Desejos reprimidos? Homossexualidade latente? Transexualismo inconsciente? Essa é a interpretação mais óbvia. Mas mesmo que esse possa ser o caso de um monte deles (claro, né?), vou desviar desse caminho porque chover no molhado não é a minha e não tô aqui pra tirar ninguém do armário. Por mim, sai quem quiser e há bem mais o que pensar sobre esse movimento coletivo de bofes que viram bailarinas, fadinhas, freiras e odaliscas. Todas meio putas. Todas bem descaradinhas.

Eles ficam mais abobados do que de costume, já percebeu? Uma parte deles completamente obcecada por mostrar (oferecer?) a bunda. E por mais "heteros" que garantam ser, faz parte da fantasia dar em cima de outros homens. No caso, dar em cima dos que estão "vestidos de homem" mesmo. Nem que seja pra em seguida dizer "tô brincando, eu sou macho, olha ali minha mulher, poha". Ainda criança, vi uma turma do Muquiranas (bloco tradicional de homens travestidos, em Salvador) praticamente atacando meu pai.

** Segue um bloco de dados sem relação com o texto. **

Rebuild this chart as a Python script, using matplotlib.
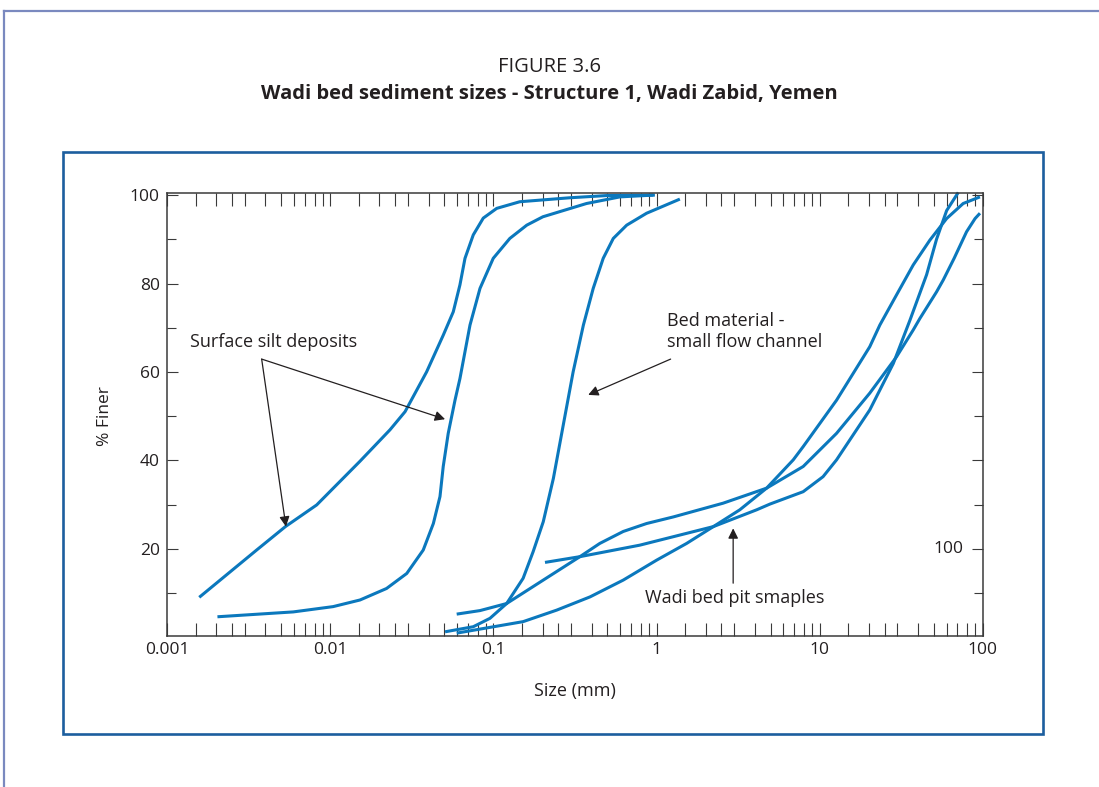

Outra vez, a vítima foi meu sobrinho (ainda adolescente) que não achou graça nenhuma no marmanjo de batom que insistia em dizer que ia namorar com ele. Mas era brincadeirinha. Toda vez é. Ah, tá.

Bom, não importa. O que eu quero saber é: de onde vem essa mulher que, coletivamente, esses caras interpretam? Porque se um dia eu resolver sair "de homem" no Carnaval, só vou conseguir interpretar o homem que está em mim. E quanto mais eu beber, mais honesto será esse recorte, mais "real" será essa fantasia. Porque é assim que a vida é. É assim que as catarses funcionam. A nossa exacerbação, fantasia, "brincadeira", sempre entrega mais do que pensamos mostrar. Eu nunca me fantasiei de homem. Pra mim, ser homem não é uma fantasia. Talvez (só talvez, pensando aqui) porque eu já viva, cotidianamente, os aspectos da "masculinidade" que me interessam. Simples assim.

É que há um "feminino" reprimido em todos eles? Talvez sim. Um feminino negado, guardado, sufocado que explode - meio patético, não podemos negar - na liberdade carnavalesca. Uma explosão de purpurina que me diz: há uma arma que cada macho tradicional aponta para a própria cabeça enquanto diz "seje homi, rapaz". Um peso. Um gabarito onde deve ser difícil caber. Fato é que  a carne do "homem tradicional brasileiro" quer festejar de saias e batons, fazendo disso piada. O feminino que há neles só se manifesta como piada, vejam só que interessante. Brincadeira mais séria. Que bandeira, meu irmão!

(Fora isso, uma última questão: por que, quando se vestem de mulheres, esses homens incorporam exatamente o tipo de mulher sobre quem eles sempre dizem: "mulher minha assim não"?)